That is pretty much right. The fact is that the Poles were trying to get round the system, were caught out and European law was applied effectively, but we are not in the same situation. I am sure the Minister has looked at the matter carefully, so will he please tell us his view? As far as I can see, there is absolutely no justification for using Poland and that view is widely held in the Community.
The key reason why the issue has got stuck has nothing to do with health care but is to do with the turf war and vested interests. I suspect that there are people in the medical establishment who do not want statutory regulation because they think it would interfere with the status of their own profession. When I talked to the Department for Business, Innovation and Skills about this, there seemed to be some confusion because it thinks that we might be going down a route of more regulation unnecessarily, but, sine qua non, there will be no herbal sector if we do not do something about it. Not doing something is not an option. We cannot just leave the matter as it is. I am pretty sure that vested interests in the medial establishment are trying to block this.

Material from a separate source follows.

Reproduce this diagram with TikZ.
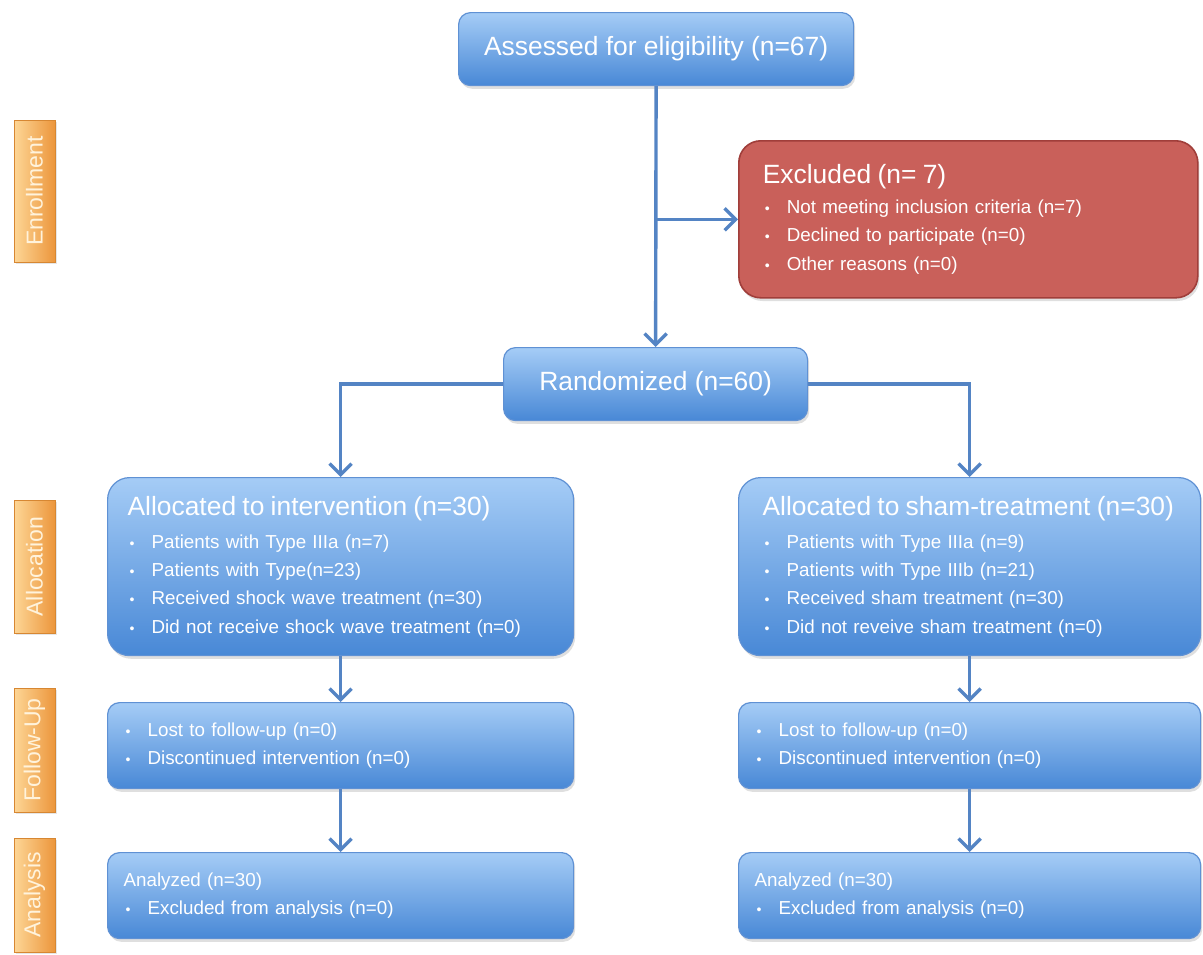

I said in the House recently that I had had a chance meeting with Lord Wilson of Tillyorn who was the last but one Governor of Hong Kong and introduced statutory regulation of herbal medicine there. I ask him what the objectives had been and whether he had problems with the medical establishment, and he said that he did. There are two issues: health care and vested interests. That is worrying because those vested interests may be very powerful. Returning to what Dame Sally, the chief medical officer, said and what I learned at the Royal Society last Friday, I ask those vested interests to back off because antibiotics are not working. We need to find something else and herbal medicine is one way forward. It has been suggested that there would a legal challenge, presumably by people who are generally hostile to herbal medicine and increasingly misguided and misinformed. The Royal Society is the premier scientific body in this country, and the game is changing.